Final de año y comienzo de otro es momento propicio para hacer examen de conciencia personal y colectivo, discernir qué es lo que nos sucede y por qué. Es preciso tener la lucidez y la valentía necesaria para reconocer con sencillez que, desde hace décadas, nos hallamos inmersos en un panorama social y cultural dominante que nos envuelve y configura, y que algunos, tal vez con toda razón, consideran como un proyecto global, universal, no exclusivo de una nación, de alcance en valores culturales e ideológicos configurantes de un nuevo rostro, que no es nuevo enteramente, y que hasta podría tener visos de una obra de ingeniería social muy bien perfilada y desarrollada. Este examen de conciencia comporta un diagnóstico de la realidad. Si se acierta en el diagnóstico, entonces estaremos en las mejores condiciones para hallar las mejores y más adecuadas respuestas.

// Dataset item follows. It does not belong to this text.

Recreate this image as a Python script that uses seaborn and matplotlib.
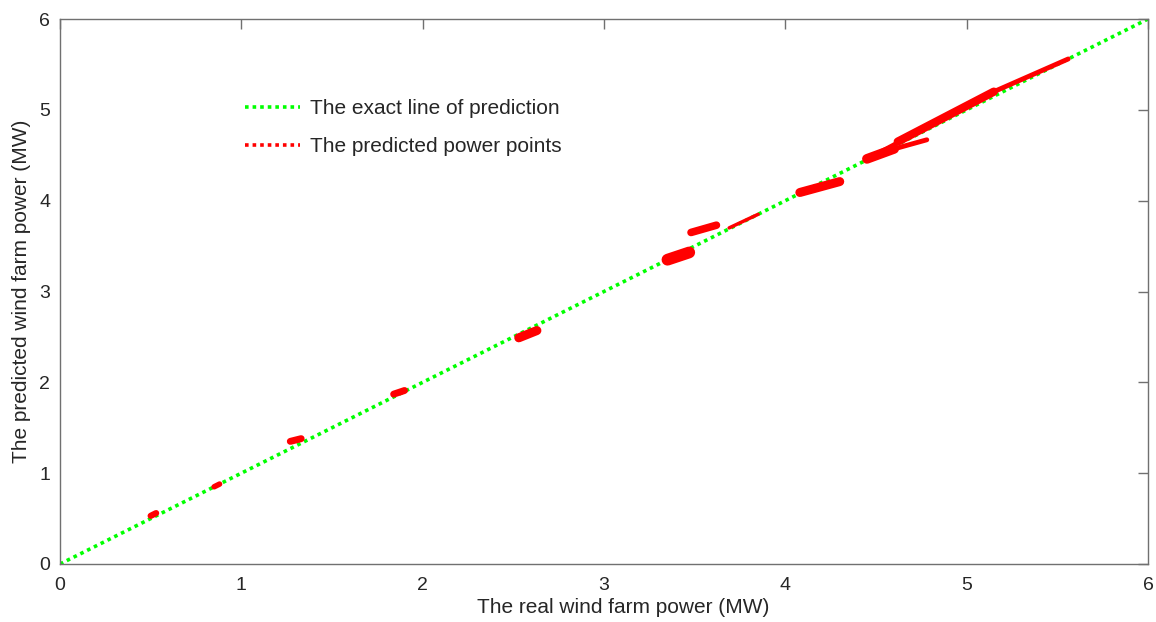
import numpy as np
import pandas as pd
import matplotlib
matplotlib.use("Agg")
import matplotlib.pyplot as plt
from matplotlib.lines import Line2D
import seaborn as sns

# ---- data ----
exact_x = [0, 6]
exact_y = [0, 6]

# predicted power point clusters, traced as short paths (real power, predicted power)
cluster_real = [
    [0.50, 0.53], [0.85, 0.88], [1.27, 1.33], [1.84, 1.90],
    [2.53, 2.63], [3.35, 3.47], [3.48, 3.62], [3.69, 3.85],
    [4.08, 4.30], [4.45, 4.60], [4.60, 4.78],
    [4.48, 4.62], [4.62, 5.15], [5.15, 5.56],
]
cluster_pred = [
    [0.53, 0.56], [0.85, 0.88], [1.35, 1.38], [1.87, 1.91],
    [2.49, 2.57], [3.35, 3.43], [3.65, 3.73], [3.70, 3.85],
    [4.09, 4.21], [4.46, 4.57], [4.57, 4.67],
    [4.50, 4.65], [4.65, 5.20], [5.20, 5.56],
]
cluster_width = [4.5, 4.0, 5.0, 5.0, 6.5, 8.5, 5.5, 2.5, 6.5,
                 7.0, 3.5, 2.0, 6.0, 3.5]

x_ticks = [0, 1, 2, 3, 4, 5, 6]
y_ticks = [0, 1, 2, 3, 4, 5, 6]
x_label = "The real wind farm power (MW)"
y_label = "The predicted wind farm power (MW)"
legend_labels = ["The exact line of prediction", "The predicted power points"]

# ---- plotting ----
sns.set_theme(style="white")
plt.rcParams["font.family"] = ["Liberation Sans", "DejaVu Sans"]
text_color = "#262626"
tick_gray = "#707070"

fig = plt.figure(figsize=(11.56, 6.22), dpi=100)
ax = fig.add_axes([60 / 1156, 58 / 622, 1088 / 1156, 545 / 622])

sns.lineplot(x=exact_x, y=exact_y, ax=ax, color="#00ff00", linewidth=2.6,
             dashes=False, zorder=2)
ax.lines[-1].set_dashes((1.0, 1.1))

for xs, ys, w in zip(cluster_real, cluster_pred, cluster_width):
    sns.lineplot(x=xs, y=ys, ax=ax, color="#ff0000", linewidth=w,
                 sort=False, estimator=None, solid_capstyle="round", zorder=3)

ax.set_xlim(0, 6)
ax.set_ylim(0, 6)
ax.set_xticks(x_ticks)
ax.set_yticks(y_ticks)
ax.set_xlabel(x_label, fontsize=15, color=text_color)
ax.xaxis.set_label_coords(0.518, -0.063, transform=ax.transAxes)
ax.xaxis.label.set_verticalalignment("top")
ax.set_ylabel(y_label, fontsize=15, color=text_color, labelpad=6)
ax.tick_params(direction="in", length=7.5, width=1, top=True, right=True,
               labelsize=14, colors=tick_gray, labelcolor=text_color)
ax.tick_params(axis="x", pad=9)
ax.tick_params(axis="y", pad=7)
for s in ax.spines.values():
    s.set_color(tick_gray)
    s.set_linewidth(1)

handles = [
    Line2D([], [], color="#00ff00", linewidth=2.6, linestyle=(0, (1, 1.1))),
    Line2D([], [], color="#ff0000", linewidth=2.6, linestyle=(0, (1, 1.1))),
]
leg = ax.legend(handles, legend_labels, loc="upper left",
                bbox_to_anchor=(0.170, 0.8525), frameon=False, fontsize=15,
                handlelength=2.65, handletextpad=0.48, labelspacing=0.89,
                borderpad=0, borderaxespad=0)
for t in leg.get_texts():
    t.set_color(text_color)

fig.savefig("out.png", dpi=100)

Está en marcha una transformación de la cultura, una real revolución cultural copernicana, que en algunas partes se ha radicalizado y aún acelerado. Responde a una concepción ideológica basada en una ruptura radical y antropológica que se asienta sobre algunos pilares básicos e interrelacionados, como: la afirmación de una libertad omnímoda y de un relativismo gnoseológico y moral fuerte e insidioso, la caída y debilidad de un pensamiento sólido que confía en la capacidad de la razón para alcanzar la verdad, el amplio predominio de la razón práctica e instrumental acompañado de un cientifismo ideológico sin base, el secularismo laicista en el que Dios no cuenta ni tiene lugar frente a la pretensión del hombre como único creador y agente de la historia, o la misma ideología de género que es la más radical de todas las ideologías conocidas hasta el presente. Organización social, ordenamientos y legislaciones, apoyos tanto mediáticos como políticos son instrumentos que cooperan de manera decisiva en la implantación de esta nueva cultura que tiene pretensiones de supervivencia y de mayor dominio todavía, no sólo en la esfera pública sino también en la privada. Una total transformación cultural y social, en la que Dios es el gran ausente, y el hombre, de hecho, pasa a ser el gran marginado que vive en la soledad. La Iglesia y todo lo que con ella tenga que ver estorba en la vida pública.

Todo esto, este cambio o revolución cultural, acontece en una situación muy concreta coincidente con una crisis económica como no conocíamos. Esta crisis no está sola; por eso quizá entre nosotros aún sea más grave. Viene acompañada y ahondada, pues, por una crisis del hombre, de principios y valores morales, y de notable debilitamiento de instituciones tan básicas como la familia, la escuela, la universidad, el mundo de la política y aun de la misma nación que somos.

Hoy, entre nosotros, conviven varias crisis: algunas de ellas, la mayoría, compartidas con los europeos, pero también algunas tienen lamentablemente un carácter muy singular. Es curioso cómo se buscan ahora a expertos y analistas económicos, como si esta crisis tuviese solución exclusivamente con medidas técnicas, de carácter económico, sin que hasta la fecha parece que casi nadie quiere entender y comprender que la raíz de la solución está y estará en la modificación de las actitudes personales y colectivas que presiden nuestras sociedades. Los grandes problemas requieren también grandes soluciones: cambiar el corazón y el pensamiento del hombre, sus criterios de juicio y su mentalidad. Así despedimos un año, y así esperamos el nuevo: con una llamada nada menos que a una viva y honda conversión que penetre al hombre y a la sociedad. Que sea muy dichoso y próspero para todos el nuevo año, que para todos sea un aprender el verdadero arte de vivir y desarrollo de un hombre nuevo, verdaderamente nuevo, con la novedad de su verdad, de la que es inseparable la suprema Verdad, Dios-con-el-hombre.